(Plotting code records)
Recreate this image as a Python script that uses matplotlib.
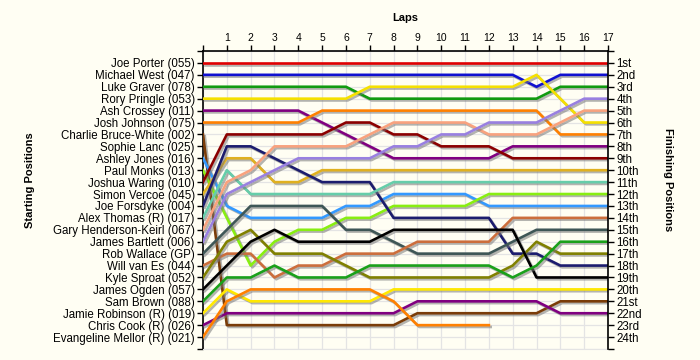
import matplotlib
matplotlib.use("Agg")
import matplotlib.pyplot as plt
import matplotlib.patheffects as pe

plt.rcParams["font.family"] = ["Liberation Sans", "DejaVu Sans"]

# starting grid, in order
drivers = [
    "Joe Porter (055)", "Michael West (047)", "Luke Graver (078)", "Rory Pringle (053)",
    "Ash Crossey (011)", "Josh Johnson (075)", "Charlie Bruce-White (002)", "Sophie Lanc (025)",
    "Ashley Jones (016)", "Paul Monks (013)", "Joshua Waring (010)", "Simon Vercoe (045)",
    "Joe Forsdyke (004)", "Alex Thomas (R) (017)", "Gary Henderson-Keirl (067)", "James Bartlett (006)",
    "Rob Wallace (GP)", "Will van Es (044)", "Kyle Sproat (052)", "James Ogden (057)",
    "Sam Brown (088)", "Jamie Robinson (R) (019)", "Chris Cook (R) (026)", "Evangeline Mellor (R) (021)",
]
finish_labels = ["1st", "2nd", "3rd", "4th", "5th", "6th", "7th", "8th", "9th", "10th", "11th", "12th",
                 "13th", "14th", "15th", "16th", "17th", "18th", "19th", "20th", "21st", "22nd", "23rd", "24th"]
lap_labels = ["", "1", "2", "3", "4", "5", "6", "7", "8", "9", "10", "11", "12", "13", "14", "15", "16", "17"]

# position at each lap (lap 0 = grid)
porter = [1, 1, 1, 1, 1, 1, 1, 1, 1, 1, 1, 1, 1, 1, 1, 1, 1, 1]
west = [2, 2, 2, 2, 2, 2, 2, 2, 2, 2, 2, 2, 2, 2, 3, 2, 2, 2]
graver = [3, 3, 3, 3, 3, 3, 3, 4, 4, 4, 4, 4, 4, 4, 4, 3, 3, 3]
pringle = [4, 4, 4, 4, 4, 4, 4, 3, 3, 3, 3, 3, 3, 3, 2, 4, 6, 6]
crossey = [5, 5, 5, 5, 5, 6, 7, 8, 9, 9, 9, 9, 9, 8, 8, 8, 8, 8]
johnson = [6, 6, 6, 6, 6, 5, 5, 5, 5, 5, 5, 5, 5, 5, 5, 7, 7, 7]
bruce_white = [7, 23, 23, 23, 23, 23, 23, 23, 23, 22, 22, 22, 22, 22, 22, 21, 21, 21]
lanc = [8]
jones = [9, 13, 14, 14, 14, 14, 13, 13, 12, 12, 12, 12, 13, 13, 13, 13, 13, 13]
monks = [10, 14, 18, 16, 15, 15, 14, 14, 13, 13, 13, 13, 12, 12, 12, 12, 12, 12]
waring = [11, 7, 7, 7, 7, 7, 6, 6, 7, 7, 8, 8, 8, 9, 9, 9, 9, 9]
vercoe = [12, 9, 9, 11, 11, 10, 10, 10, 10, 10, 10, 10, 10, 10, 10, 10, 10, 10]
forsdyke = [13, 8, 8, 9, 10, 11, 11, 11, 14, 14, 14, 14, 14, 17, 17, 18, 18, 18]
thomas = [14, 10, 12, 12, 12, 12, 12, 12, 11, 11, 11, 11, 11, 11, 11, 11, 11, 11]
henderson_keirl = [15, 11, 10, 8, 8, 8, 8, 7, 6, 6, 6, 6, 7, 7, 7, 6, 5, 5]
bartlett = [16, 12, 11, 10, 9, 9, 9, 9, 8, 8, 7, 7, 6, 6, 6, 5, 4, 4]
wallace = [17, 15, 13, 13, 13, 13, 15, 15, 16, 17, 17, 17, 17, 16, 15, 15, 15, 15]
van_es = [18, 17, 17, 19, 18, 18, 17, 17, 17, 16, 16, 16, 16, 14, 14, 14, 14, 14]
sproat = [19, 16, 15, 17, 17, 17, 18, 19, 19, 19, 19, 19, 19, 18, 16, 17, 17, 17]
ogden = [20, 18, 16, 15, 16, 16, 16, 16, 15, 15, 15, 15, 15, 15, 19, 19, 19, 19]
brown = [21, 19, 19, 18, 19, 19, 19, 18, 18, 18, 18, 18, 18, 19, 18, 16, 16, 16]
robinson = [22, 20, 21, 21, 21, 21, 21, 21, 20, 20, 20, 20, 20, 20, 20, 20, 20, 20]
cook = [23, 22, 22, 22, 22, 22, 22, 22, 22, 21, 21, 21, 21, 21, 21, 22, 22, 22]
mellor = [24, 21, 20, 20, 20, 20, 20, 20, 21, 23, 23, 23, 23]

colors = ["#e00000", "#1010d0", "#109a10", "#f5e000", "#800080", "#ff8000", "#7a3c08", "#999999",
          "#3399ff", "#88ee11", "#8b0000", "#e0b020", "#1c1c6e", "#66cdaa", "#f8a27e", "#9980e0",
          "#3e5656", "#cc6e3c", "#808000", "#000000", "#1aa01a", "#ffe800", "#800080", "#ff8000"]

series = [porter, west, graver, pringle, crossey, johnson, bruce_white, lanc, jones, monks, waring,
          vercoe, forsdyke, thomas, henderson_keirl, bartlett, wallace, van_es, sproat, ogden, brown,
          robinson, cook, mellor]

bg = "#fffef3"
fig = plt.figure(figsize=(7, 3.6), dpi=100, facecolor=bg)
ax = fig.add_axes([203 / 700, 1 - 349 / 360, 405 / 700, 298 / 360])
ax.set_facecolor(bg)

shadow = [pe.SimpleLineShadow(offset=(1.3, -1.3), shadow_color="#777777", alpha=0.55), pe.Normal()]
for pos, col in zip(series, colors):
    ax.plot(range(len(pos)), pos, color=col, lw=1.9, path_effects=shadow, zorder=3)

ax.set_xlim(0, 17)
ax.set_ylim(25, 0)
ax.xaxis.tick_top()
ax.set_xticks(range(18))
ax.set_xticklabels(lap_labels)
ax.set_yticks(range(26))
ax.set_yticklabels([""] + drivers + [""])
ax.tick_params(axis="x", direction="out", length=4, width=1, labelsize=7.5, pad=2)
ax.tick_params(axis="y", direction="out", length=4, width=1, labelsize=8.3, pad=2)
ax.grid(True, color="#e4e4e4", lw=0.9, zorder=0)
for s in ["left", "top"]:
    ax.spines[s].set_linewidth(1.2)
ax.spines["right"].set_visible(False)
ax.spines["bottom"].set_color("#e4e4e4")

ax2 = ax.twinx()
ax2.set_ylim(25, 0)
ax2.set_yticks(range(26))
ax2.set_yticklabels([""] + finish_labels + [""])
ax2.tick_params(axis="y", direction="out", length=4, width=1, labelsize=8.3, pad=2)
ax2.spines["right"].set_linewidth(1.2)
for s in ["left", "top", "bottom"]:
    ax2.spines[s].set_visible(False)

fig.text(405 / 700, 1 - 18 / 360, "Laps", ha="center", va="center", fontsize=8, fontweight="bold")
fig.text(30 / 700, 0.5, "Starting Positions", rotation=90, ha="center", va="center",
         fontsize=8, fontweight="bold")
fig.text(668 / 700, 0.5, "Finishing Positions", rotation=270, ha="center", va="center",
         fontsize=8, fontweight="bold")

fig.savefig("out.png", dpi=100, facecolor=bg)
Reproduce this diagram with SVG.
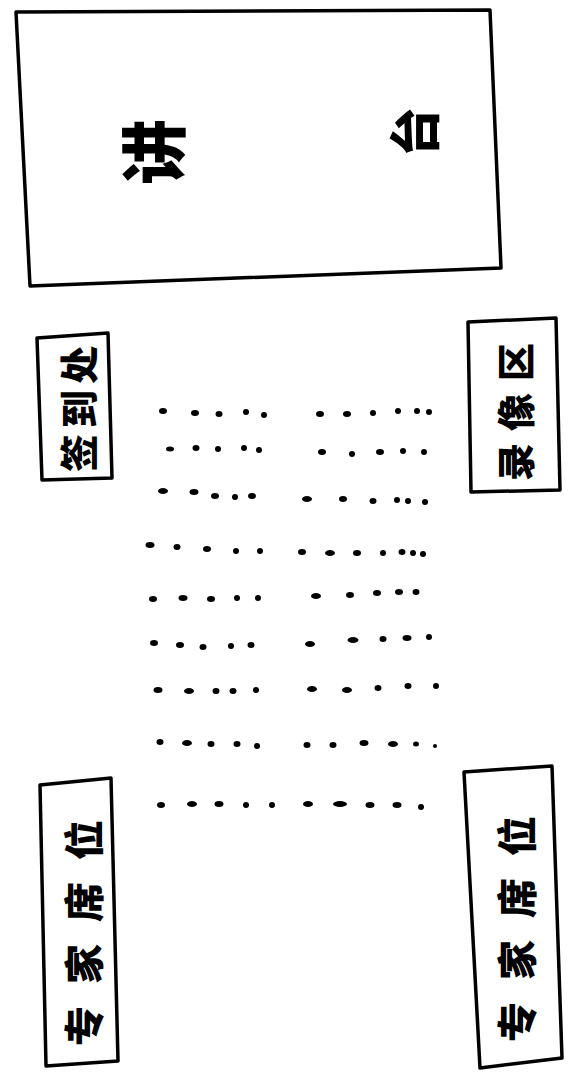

- **Written exercise**:
Return each line of the data, keeping its wording exact and omitting pictures.

- **Solved exercise**:
Recreate this image as a Python script that uses matplotlib.
import matplotlib
matplotlib.use("Agg")
import matplotlib.pyplot as plt
import matplotlib.patheffects as pe

plt.rcParams["font.family"] = ["Liberation Sans", "DejaVu Sans"]

# starting grid, in order
drivers = [
    "Joe Porter (055)", "Michael West (047)", "Luke Graver (078)", "Rory Pringle (053)",
    "Ash Crossey (011)", "Josh Johnson (075)", "Charlie Bruce-White (002)", "Sophie Lanc (025)",
    "Ashley Jones (016)", "Paul Monks (013)", "Joshua Waring (010)", "Simon Vercoe (045)",
    "Joe Forsdyke (004)", "Alex Thomas (R) (017)", "Gary Henderson-Keirl (067)", "James Bartlett (006)",
    "Rob Wallace (GP)", "Will van Es (044)", "Kyle Sproat (052)", "James Ogden (057)",
    "Sam Brown (088)", "Jamie Robinson (R) (019)", "Chris Cook (R) (026)", "Evangeline Mellor (R) (021)",
]
finish_labels = ["1st", "2nd", "3rd", "4th", "5th", "6th", "7th", "8th", "9th", "10th", "11th", "12th",
                 "13th", "14th", "15th", "16th", "17th", "18th", "19th", "20th", "21st", "22nd", "23rd", "24th"]
lap_labels = ["", "1", "2", "3", "4", "5", "6", "7", "8", "9", "10", "11", "12", "13", "14", "15", "16", "17"]

# position at each lap (lap 0 = grid)
porter = [1, 1, 1, 1, 1, 1, 1, 1, 1, 1, 1, 1, 1, 1, 1, 1, 1, 1]
west = [2, 2, 2, 2, 2, 2, 2, 2, 2, 2, 2, 2, 2, 2, 3, 2, 2, 2]
graver = [3, 3, 3, 3, 3, 3, 3, 4, 4, 4, 4, 4, 4, 4, 4, 3, 3, 3]
pringle = [4, 4, 4, 4, 4, 4, 4, 3, 3, 3, 3, 3, 3, 3, 2, 4, 6, 6]
crossey = [5, 5, 5, 5, 5, 6, 7, 8, 9, 9, 9, 9, 9, 8, 8, 8, 8, 8]
johnson = [6, 6, 6, 6, 6, 5, 5, 5, 5, 5, 5, 5, 5, 5, 5, 7, 7, 7]
bruce_white = [7, 23, 23, 23, 23, 23, 23, 23, 23, 22, 22, 22, 22, 22, 22, 21, 21, 21]
lanc = [8]
jones = [9, 13, 14, 14, 14, 14, 13, 13, 12, 12, 12, 12, 13, 13, 13, 13, 13, 13]
monks = [10, 14, 18, 16, 15, 15, 14, 14, 13, 13, 13, 13, 12, 12, 12, 12, 12, 12]
waring = [11, 7, 7, 7, 7, 7, 6, 6, 7, 7, 8, 8, 8, 9, 9, 9, 9, 9]
vercoe = [12, 9, 9, 11, 11, 10, 10, 10, 10, 10, 10, 10, 10, 10, 10, 10, 10, 10]
forsdyke = [13, 8, 8, 9, 10, 11, 11, 11, 14, 14, 14, 14, 14, 17, 17, 18, 18, 18]
thomas = [14, 10, 12, 12, 12, 12, 12, 12, 11, 11, 11, 11, 11, 11, 11, 11, 11, 11]
henderson_keirl = [15, 11, 10, 8, 8, 8, 8, 7, 6, 6, 6, 6, 7, 7, 7, 6, 5, 5]
bartlett = [16, 12, 11, 10, 9, 9, 9, 9, 8, 8, 7, 7, 6, 6, 6, 5, 4, 4]
wallace = [17, 15, 13, 13, 13, 13, 15, 15, 16, 17, 17, 17, 17, 16, 15, 15, 15, 15]
van_es = [18, 17, 17, 19, 18, 18, 17, 17, 17, 16, 16, 16, 16, 14, 14, 14, 14, 14]
sproat = [19, 16, 15, 17, 17, 17, 18, 19, 19, 19, 19, 19, 19, 18, 16, 17, 17, 17]
ogden = [20, 18, 16, 15, 16, 16, 16, 16, 15, 15, 15, 15, 15, 15, 19, 19, 19, 19]
brown = [21, 19, 19, 18, 19, 19, 19, 18, 18, 18, 18, 18, 18, 19, 18, 16, 16, 16]
robinson = [22, 20, 21, 21, 21, 21, 21, 21, 20, 20, 20, 20, 20, 20, 20, 20, 20, 20]
cook = [23, 22, 22, 22, 22, 22, 22, 22, 22, 21, 21, 21, 21, 21, 21, 22, 22, 22]
mellor = [24, 21, 20, 20, 20, 20, 20, 20, 21, 23, 23, 23, 23]

colors = ["#e00000", "#1010d0", "#109a10", "#f5e000", "#800080", "#ff8000", "#7a3c08", "#999999",
          "#3399ff", "#88ee11", "#8b0000", "#e0b020", "#1c1c6e", "#66cdaa", "#f8a27e", "#9980e0",
          "#3e5656", "#cc6e3c", "#808000", "#000000", "#1aa01a", "#ffe800", "#800080", "#ff8000"]

series = [porter, west, graver, pringle, crossey, johnson, bruce_white, lanc, jones, monks, waring,
          vercoe, forsdyke, thomas, henderson_keirl, bartlett, wallace, van_es, sproat, ogden, brown,
          robinson, cook, mellor]

bg = "#fffef3"
fig = plt.figure(figsize=(7, 3.6), dpi=100, facecolor=bg)
ax = fig.add_axes([203 / 700, 1 - 349 / 360, 405 / 700, 298 / 360])
ax.set_facecolor(bg)

shadow = [pe.SimpleLineShadow(offset=(1.3, -1.3), shadow_color="#777777", alpha=0.55), pe.Normal()]
for pos, col in zip(series, colors):
    ax.plot(range(len(pos)), pos, color=col, lw=1.9, path_effects=shadow, zorder=3)

ax.set_xlim(0, 17)
ax.set_ylim(25, 0)
ax.xaxis.tick_top()
ax.set_xticks(range(18))
ax.set_xticklabels(lap_labels)
ax.set_yticks(range(26))
ax.set_yticklabels([""] + drivers + [""])
ax.tick_params(axis="x", direction="out", length=4, width=1, labelsize=7.5, pad=2)
ax.tick_params(axis="y", direction="out", length=4, width=1, labelsize=8.3, pad=2)
ax.grid(True, color="#e4e4e4", lw=0.9, zorder=0)
for s in ["left", "top"]:
    ax.spines[s].set_linewidth(1.2)
ax.spines["right"].set_visible(False)
ax.spines["bottom"].set_color("#e4e4e4")

ax2 = ax.twinx()
ax2.set_ylim(25, 0)
ax2.set_yticks(range(26))
ax2.set_yticklabels([""] + finish_labels + [""])
ax2.tick_params(axis="y", direction="out", length=4, width=1, labelsize=8.3, pad=2)
ax2.spines["right"].set_linewidth(1.2)
for s in ["left", "top", "bottom"]:
    ax2.spines[s].set_visible(False)

fig.text(405 / 700, 1 - 18 / 360, "Laps", ha="center", va="center", fontsize=8, fontweight="bold")
fig.text(30 / 700, 0.5, "Starting Positions", rotation=90, ha="center", va="center",
         fontsize=8, fontweight="bold")
fig.text(668 / 700, 0.5, "Finishing Positions", rotation=270, ha="center", va="center",
         fontsize=8, fontweight="bold")

fig.savefig("out.png", dpi=100, facecolor=bg)
Reproduce this diagram with SVG.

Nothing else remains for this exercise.